A whitewashed post-and-beam tavern room with a plummy nautical décor, the Blue Canoe has a generous terrace overlooking a boardwalk linking the less-trafficked part of the harborfront east of the Shelter Island Ferry dock to the town green. The matching orange umbrellas and boatsman’s livery of the waitstaff brought to mind the outdoor lounges of Miami or St. Bart’s. A smart, summery menu of lobster rolls, with a great raw bar sourced locally, had the resolutely new-school inflections of a globe-trotting chef: tuna tataki; chimichurri mayo; chili-lime shrimp.

In the strip of beach just beyond the terrace, a small seaplane was casually tied up, and the diners and pedestrians on the boardwalk were doing their best to appear nonchalant. At least until the passengers, a party of four sitting a few tables away, got up to leave and walked toward the beach.

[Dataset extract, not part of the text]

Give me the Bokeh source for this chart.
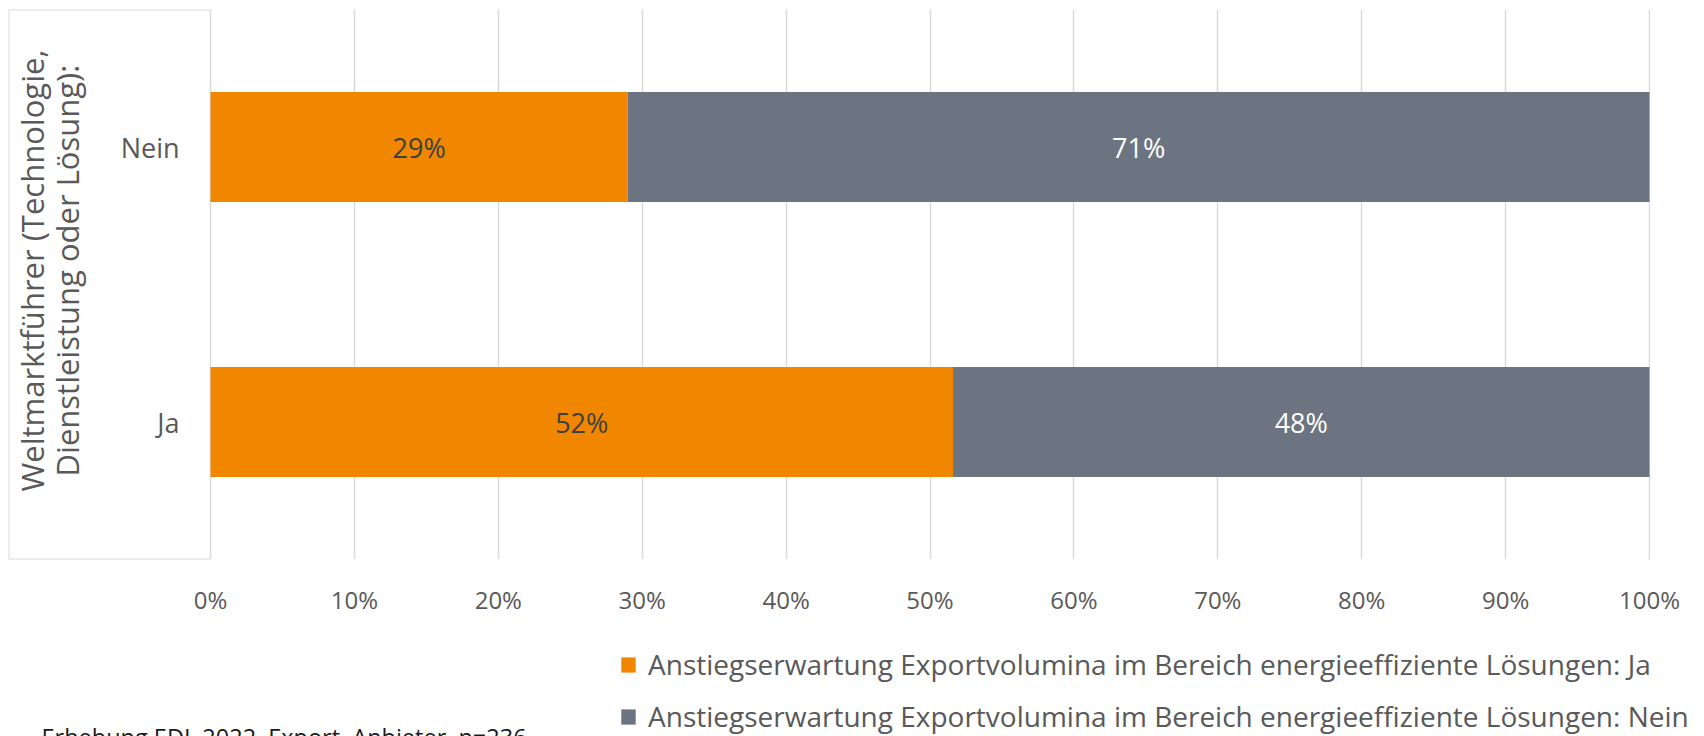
from bokeh.plotting import figure
from bokeh.layouts import column
from bokeh.models import (Range1d, FactorRange, FixedTicker, CustomJSTickFormatter,
                          Legend, LegendItem, ColumnDataSource, Label)
from bokeh.core.properties import value
from bokeh.embed import file_html
from bokeh.resources import INLINE
import math

# ---- data ----
categories = ["Ja", "Nein"]
ja_values = [51.6, 29.0]
nein_values = [48.4, 71.0]
series_names = [
    "Anstiegserwartung Exportvolumina im Bereich energieeffiziente Lösungen: Ja",
    "Anstiegserwartung Exportvolumina im Bereich energieeffiziente Lösungen: Nein",
]
tick_values = [0, 10, 20, 30, 40, 50, 60, 70, 80, 90, 100]
axis_title = "Weltmarktführer (Technologie,\nDienstleistung oder Lösung):"
footnote = "Erhebung EDL 2022, Export, Anbieter, n=236"

# ---- style ----
ORANGE = "#F18700"
GRAY = "#6B7480"
GRID = "#D9D9D9"
TXT = "#595959"
FONT = value("Open Sans")
FS = "27px"

X_START = -14.04
X_END = 100.07

W = 1704
H1 = 640
H2 = 96

p = figure(width=W, height=H1,
           x_range=Range1d(X_START, X_END),
           y_range=FactorRange(*categories),
           y_axis_location=None,
           output_backend="svg", toolbar_location=None,
           min_border_left=8, min_border_right=54,
           min_border_top=9, min_border_bottom=H1 - 559)
p.frame_align = False
p.outline_line_color = None
p.background_fill_color = "white"
p.border_fill_color = "white"

p.ygrid.grid_line_color = None
p.xgrid.ticker = FixedTicker(ticks=tick_values)
p.xgrid.grid_line_color = GRID
p.xgrid.grid_line_width = 1.5

ax = p.xaxis[0]
ax.ticker = FixedTicker(ticks=tick_values)
ax.formatter = CustomJSTickFormatter(code="return tick.toFixed(0) + '%';")
ax.axis_line_color = None
ax.major_tick_line_color = None
ax.minor_tick_line_color = None
ax.major_tick_in = 0
ax.major_tick_out = 0
ax.major_label_standoff = 23
ax.major_label_text_font = "Open Sans"
ax.major_label_text_font_size = "24px"
ax.major_label_text_color = TXT

source = ColumnDataSource(dict(cat=categories, ja=ja_values, nein=nein_values))
p.hbar_stack(["ja", "nein"], y="cat", height=0.4, color=[ORANGE, GRAY],
             line_color=None, source=source)

# value labels
lab_x, lab_y, lab_t, lab_c = [], [], [], []
for c, a, b in zip(categories, ja_values, nein_values):
    lab_x += [a / 2, a + b / 2]
    lab_y += [c, c]
    lab_t += [f"{round(a)}%", f"{round(b)}%"]
    lab_c += ["#404040", "white"]
p.text(x=lab_x, y=lab_y, text=lab_t, text_color=lab_c, text_font=FONT,
       text_font_size=FS, text_align="center", text_baseline="middle")

# category labels
p.text(x=[0] * len(categories), y=categories, text=categories, x_offset=-31,
       text_font=FONT, text_font_size=FS, text_color=TXT,
       text_align="right", text_baseline="middle")

# axis title
p.text(x=[X_START], y=[len(categories) / 2], text=[axis_title], angle=math.pi / 2,
       x_offset=41, y_offset=-14, text_font=FONT, text_font_size="31px",
       text_color=TXT, text_align="center", text_baseline="middle",
       text_line_height=0.83)

# box around category area
n = len(categories)
p.segment(x0=[X_START, X_START, X_START], y0=[0, n, 0],
          x1=[0, 0, X_START], y1=[0, n, n], line_color=GRID, line_width=2)

# ---- legend / footnote strip ----
p2 = figure(width=W, height=H2, x_range=Range1d(0, 1), y_range=FactorRange(*categories),
            x_axis_location=None, y_axis_location=None,
            output_backend="svg", toolbar_location=None,
            min_border_left=0, min_border_right=0, min_border_top=0, min_border_bottom=0)
p2.frame_align = False
p2.outline_line_color = None
p2.grid.grid_line_color = None
p2.background_fill_color = "white"
p2.border_fill_color = "white"
rends2 = p2.hbar_stack(["ja", "nein"], y="cat", height=0.4, color=[ORANGE, GRAY],
                       line_color=None, source=source)
for r in rends2:
    r.visible = False

legend = Legend(items=[LegendItem(label=series_names[i], renderers=[rends2[i]])
                       for i in range(2)],
                location=(619, 1), orientation="vertical",
                glyph_width=18, glyph_height=19, label_standoff=11,
                label_width=1040,
                spacing=14, padding=0, margin=0,
                border_line_color=None, background_fill_alpha=0,
                label_text_font="Open Sans", label_text_font_size="28px",
                label_text_color=TXT)
p2.add_layout(legend)

p2.add_layout(Label(x=41, y=0, x_units="screen", y_units="screen",
                    text=footnote, text_font="Open Sans", text_font_size="23.5px",
                    text_color="#1A1A1A", text_baseline="alphabetic"))

layout = column(p, p2, spacing=0)
open("out.html", "w").write(file_html(layout, INLINE))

They stepped gingerly onto the pontoons and up into the cockpit one by one. And when they were all in, the pilot fired up the engine, the propeller’s backdraft causing the plantings around the boardwalk to shudder, and they puttered out toward the boat traffic in the harbor.

We lost sight of the plane as it angled out around a dock, and turned back to our bluefish tacos and pulled-pork sandwiches. But a minute later, people walking along the harborfront began moving toward the docks to watch the plane take off. We wondered aloud at the table whether Blue Canoe could become competition for Sunset Beach, just across the water on Shelter Island, where seaplanes and yachts anchor just offshore. While it’s too early to tell, it did seem in that instant as the plane lofted above the harbor and all eyes—waitstaff; diners; the crew on the deck of the Milk & Honey—watched the plane soar above the harbor, arcing up and away and finally out of sight, that we were witnessing the dawning of a new era in this old maritime village.